==== Collected material

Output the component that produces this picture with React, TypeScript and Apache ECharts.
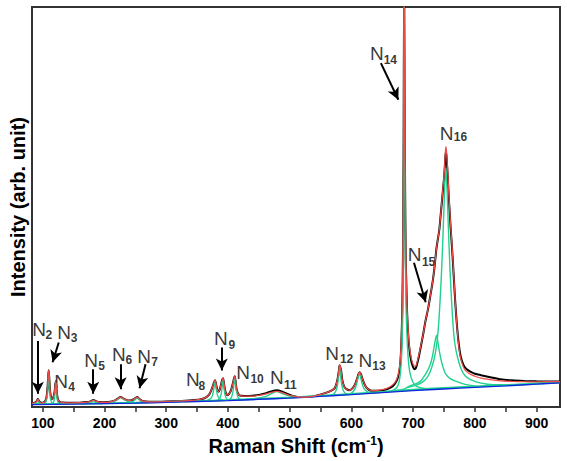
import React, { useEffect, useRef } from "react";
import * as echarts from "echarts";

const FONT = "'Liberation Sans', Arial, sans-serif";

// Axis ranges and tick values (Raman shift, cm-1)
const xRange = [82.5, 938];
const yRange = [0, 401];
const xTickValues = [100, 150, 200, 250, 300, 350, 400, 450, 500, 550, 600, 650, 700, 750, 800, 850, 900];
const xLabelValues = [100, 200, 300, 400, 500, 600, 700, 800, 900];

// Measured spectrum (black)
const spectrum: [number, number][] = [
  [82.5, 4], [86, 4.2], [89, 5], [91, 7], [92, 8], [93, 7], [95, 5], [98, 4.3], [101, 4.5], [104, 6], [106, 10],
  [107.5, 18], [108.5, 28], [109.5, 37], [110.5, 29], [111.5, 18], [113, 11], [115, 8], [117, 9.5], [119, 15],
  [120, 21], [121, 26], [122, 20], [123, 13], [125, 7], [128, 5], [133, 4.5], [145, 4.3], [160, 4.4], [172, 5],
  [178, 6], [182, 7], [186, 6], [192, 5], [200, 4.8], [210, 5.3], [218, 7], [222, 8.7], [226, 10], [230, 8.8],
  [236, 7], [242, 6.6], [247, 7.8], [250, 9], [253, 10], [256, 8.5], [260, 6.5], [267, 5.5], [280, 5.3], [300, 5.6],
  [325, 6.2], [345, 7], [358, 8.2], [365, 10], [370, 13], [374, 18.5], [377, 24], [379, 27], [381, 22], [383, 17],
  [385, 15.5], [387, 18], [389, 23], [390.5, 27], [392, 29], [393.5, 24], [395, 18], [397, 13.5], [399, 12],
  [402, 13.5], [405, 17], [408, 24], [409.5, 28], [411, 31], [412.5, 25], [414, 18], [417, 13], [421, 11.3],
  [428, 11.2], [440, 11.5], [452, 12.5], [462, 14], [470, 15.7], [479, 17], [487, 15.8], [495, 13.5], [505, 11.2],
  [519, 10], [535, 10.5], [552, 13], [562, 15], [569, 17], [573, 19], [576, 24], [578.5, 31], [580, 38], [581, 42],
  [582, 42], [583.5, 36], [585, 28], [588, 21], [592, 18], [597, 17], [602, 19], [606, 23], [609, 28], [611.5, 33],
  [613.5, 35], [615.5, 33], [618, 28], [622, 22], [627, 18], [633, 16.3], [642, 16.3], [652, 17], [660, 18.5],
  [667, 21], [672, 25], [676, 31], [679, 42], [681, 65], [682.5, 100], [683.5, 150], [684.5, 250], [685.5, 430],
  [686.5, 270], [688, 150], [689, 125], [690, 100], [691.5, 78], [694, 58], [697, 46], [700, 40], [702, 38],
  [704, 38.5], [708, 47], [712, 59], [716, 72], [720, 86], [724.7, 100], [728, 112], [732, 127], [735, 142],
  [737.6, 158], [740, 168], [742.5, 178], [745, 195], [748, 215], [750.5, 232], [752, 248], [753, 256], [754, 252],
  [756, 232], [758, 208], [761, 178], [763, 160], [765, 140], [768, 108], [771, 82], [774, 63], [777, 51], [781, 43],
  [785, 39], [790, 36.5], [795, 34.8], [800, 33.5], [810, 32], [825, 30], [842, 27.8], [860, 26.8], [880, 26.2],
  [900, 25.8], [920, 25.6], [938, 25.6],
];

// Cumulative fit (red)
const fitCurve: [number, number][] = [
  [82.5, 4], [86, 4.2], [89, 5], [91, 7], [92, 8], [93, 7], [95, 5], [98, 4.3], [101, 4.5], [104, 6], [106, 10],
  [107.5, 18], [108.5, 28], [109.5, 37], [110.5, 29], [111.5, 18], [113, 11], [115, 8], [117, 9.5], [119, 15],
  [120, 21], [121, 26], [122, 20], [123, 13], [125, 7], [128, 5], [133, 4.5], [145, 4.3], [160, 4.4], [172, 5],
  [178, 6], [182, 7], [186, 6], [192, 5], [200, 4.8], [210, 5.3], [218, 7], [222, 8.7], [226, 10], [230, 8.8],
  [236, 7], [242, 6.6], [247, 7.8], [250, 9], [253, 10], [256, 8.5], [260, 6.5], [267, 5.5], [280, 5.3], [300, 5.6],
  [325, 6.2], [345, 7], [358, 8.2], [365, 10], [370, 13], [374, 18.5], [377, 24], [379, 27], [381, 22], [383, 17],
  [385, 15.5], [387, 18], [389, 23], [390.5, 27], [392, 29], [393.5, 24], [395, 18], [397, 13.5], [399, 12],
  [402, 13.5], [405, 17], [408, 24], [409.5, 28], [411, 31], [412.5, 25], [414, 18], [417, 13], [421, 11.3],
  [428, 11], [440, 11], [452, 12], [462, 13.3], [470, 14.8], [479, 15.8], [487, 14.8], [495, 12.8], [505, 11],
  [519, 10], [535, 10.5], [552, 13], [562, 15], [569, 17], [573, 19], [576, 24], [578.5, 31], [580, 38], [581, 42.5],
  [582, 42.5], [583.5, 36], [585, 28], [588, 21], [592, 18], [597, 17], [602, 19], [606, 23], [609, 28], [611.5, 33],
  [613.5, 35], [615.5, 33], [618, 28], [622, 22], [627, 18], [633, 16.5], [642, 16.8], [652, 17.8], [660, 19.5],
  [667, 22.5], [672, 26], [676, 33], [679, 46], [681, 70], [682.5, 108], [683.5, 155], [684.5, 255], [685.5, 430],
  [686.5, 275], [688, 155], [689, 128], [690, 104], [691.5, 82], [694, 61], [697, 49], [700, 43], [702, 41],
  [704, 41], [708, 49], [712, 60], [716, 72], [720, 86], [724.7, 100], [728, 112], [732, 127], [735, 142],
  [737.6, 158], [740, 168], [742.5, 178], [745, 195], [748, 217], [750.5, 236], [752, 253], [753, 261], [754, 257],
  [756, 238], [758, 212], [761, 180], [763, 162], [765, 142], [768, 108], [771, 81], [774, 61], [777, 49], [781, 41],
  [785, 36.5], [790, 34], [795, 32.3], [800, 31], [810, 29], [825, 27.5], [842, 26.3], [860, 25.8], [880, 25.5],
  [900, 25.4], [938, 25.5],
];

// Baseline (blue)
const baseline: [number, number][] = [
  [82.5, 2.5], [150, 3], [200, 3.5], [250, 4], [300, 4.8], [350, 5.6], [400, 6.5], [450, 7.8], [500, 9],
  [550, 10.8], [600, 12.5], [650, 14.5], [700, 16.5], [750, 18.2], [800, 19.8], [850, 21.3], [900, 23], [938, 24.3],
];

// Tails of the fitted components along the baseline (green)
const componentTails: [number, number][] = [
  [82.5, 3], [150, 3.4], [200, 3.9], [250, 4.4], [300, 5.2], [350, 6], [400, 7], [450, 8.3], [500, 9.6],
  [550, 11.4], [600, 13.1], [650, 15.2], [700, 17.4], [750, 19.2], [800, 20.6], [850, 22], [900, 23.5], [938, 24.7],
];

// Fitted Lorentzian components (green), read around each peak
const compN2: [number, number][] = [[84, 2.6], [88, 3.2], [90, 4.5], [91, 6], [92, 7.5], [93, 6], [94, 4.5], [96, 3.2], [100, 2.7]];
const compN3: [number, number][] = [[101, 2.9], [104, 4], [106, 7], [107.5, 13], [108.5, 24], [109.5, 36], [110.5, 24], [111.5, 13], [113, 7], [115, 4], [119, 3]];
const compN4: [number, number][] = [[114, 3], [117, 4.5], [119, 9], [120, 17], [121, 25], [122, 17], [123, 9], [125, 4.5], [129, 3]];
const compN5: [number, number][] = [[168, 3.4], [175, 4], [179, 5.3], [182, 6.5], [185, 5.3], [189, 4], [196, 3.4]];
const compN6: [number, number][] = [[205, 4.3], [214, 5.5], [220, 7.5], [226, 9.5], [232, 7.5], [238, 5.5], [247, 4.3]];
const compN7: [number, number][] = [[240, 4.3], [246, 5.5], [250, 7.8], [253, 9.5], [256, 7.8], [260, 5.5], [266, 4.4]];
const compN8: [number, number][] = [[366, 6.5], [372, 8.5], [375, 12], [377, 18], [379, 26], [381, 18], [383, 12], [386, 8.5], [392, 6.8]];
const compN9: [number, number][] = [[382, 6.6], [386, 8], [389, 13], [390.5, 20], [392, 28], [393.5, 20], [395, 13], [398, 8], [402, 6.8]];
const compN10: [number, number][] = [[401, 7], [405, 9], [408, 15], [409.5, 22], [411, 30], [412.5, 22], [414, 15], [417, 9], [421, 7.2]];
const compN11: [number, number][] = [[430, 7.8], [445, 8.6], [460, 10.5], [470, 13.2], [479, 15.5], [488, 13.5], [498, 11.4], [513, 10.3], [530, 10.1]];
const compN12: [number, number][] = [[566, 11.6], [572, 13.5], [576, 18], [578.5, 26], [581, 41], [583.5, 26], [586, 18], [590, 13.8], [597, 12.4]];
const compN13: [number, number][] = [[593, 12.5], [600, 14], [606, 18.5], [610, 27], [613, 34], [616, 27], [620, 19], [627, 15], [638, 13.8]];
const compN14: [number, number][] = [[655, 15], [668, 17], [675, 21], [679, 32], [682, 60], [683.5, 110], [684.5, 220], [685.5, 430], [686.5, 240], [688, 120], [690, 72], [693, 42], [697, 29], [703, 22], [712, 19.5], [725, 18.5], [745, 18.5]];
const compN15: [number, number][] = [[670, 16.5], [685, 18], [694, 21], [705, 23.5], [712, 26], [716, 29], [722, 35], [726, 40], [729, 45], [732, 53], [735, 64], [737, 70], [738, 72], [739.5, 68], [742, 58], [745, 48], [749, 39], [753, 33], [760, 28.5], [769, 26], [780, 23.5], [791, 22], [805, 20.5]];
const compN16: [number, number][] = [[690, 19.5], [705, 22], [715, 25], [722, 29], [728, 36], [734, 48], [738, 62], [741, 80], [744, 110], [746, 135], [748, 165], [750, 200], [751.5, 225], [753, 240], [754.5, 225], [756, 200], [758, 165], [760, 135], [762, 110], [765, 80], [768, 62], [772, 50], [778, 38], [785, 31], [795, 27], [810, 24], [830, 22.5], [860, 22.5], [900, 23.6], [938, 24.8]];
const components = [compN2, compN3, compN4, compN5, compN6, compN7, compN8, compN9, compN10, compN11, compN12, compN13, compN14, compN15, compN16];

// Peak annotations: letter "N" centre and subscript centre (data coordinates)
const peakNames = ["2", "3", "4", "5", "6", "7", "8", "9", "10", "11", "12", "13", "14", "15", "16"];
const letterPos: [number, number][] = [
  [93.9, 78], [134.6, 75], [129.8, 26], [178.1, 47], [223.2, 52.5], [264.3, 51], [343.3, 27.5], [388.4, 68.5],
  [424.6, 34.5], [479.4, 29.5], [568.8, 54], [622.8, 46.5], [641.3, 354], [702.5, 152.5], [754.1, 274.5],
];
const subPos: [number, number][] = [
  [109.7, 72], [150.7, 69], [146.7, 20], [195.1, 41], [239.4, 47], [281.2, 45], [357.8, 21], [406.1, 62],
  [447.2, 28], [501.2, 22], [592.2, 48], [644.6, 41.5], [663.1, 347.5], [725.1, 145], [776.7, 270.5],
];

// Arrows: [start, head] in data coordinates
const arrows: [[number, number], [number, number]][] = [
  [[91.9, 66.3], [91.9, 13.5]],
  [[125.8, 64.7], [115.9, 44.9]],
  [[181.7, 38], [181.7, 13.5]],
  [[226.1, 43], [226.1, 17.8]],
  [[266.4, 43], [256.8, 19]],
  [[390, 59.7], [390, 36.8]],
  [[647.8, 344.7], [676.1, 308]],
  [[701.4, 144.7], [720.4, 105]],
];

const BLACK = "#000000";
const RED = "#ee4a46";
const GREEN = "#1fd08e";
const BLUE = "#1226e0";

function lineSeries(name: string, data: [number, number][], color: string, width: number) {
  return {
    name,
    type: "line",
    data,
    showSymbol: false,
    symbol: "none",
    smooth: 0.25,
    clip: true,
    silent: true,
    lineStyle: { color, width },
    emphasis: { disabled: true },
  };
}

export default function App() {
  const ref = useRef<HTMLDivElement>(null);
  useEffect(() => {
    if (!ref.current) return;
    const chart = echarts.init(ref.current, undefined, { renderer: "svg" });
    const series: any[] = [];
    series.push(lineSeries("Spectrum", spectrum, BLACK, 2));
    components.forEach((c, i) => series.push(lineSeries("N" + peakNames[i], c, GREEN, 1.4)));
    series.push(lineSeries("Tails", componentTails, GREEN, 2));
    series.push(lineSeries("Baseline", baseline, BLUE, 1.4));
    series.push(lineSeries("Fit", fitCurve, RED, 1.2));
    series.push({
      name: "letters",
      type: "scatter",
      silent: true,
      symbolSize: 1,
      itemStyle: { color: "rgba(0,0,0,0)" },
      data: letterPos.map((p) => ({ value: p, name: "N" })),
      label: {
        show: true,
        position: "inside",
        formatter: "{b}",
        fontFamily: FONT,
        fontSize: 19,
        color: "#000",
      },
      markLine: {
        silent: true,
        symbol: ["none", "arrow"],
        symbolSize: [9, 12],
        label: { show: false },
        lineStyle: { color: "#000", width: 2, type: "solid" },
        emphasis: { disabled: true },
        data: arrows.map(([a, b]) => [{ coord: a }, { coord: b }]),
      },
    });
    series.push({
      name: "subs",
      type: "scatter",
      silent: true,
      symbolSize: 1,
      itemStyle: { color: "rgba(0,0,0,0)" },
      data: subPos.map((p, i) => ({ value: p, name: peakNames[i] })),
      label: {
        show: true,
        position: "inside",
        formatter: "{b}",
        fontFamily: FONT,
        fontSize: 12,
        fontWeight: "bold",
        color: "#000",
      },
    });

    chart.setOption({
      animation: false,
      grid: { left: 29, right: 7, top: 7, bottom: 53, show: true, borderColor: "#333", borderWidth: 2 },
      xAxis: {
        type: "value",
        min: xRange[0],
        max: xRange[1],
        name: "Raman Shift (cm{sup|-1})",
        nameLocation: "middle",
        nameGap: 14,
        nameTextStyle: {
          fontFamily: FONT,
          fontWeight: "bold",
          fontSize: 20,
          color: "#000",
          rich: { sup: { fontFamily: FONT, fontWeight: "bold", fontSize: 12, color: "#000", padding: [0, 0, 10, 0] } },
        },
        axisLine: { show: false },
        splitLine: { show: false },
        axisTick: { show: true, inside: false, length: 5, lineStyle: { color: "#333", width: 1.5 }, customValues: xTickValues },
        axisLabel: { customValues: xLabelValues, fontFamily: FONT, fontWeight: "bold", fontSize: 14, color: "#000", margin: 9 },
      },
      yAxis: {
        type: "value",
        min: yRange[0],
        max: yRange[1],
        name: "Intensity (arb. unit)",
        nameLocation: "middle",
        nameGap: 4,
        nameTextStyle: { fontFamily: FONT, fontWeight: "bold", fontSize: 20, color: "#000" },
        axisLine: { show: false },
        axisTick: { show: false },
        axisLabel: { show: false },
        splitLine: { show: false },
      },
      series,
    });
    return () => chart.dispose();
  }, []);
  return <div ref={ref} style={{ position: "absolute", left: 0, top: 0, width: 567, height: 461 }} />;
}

========

Set task: Leave out the pictures and repeat exactly the lines from the start of the material through the line that contains "700, 800, 900];", both included.

Finished task:
Output the component that produces this picture with React, TypeScript and Apache ECharts.
import React, { useEffect, useRef } from "react";
import * as echarts from "echarts";

const FONT = "'Liberation Sans', Arial, sans-serif";

// Axis ranges and tick values (Raman shift, cm-1)
const xRange = [82.5, 938];
const yRange = [0, 401];
const xTickValues = [100, 150, 200, 250, 300, 350, 400, 450, 500, 550, 600, 650, 700, 750, 800, 850, 900];
const xLabelValues = [100, 200, 300, 400, 500, 600, 700, 800, 900];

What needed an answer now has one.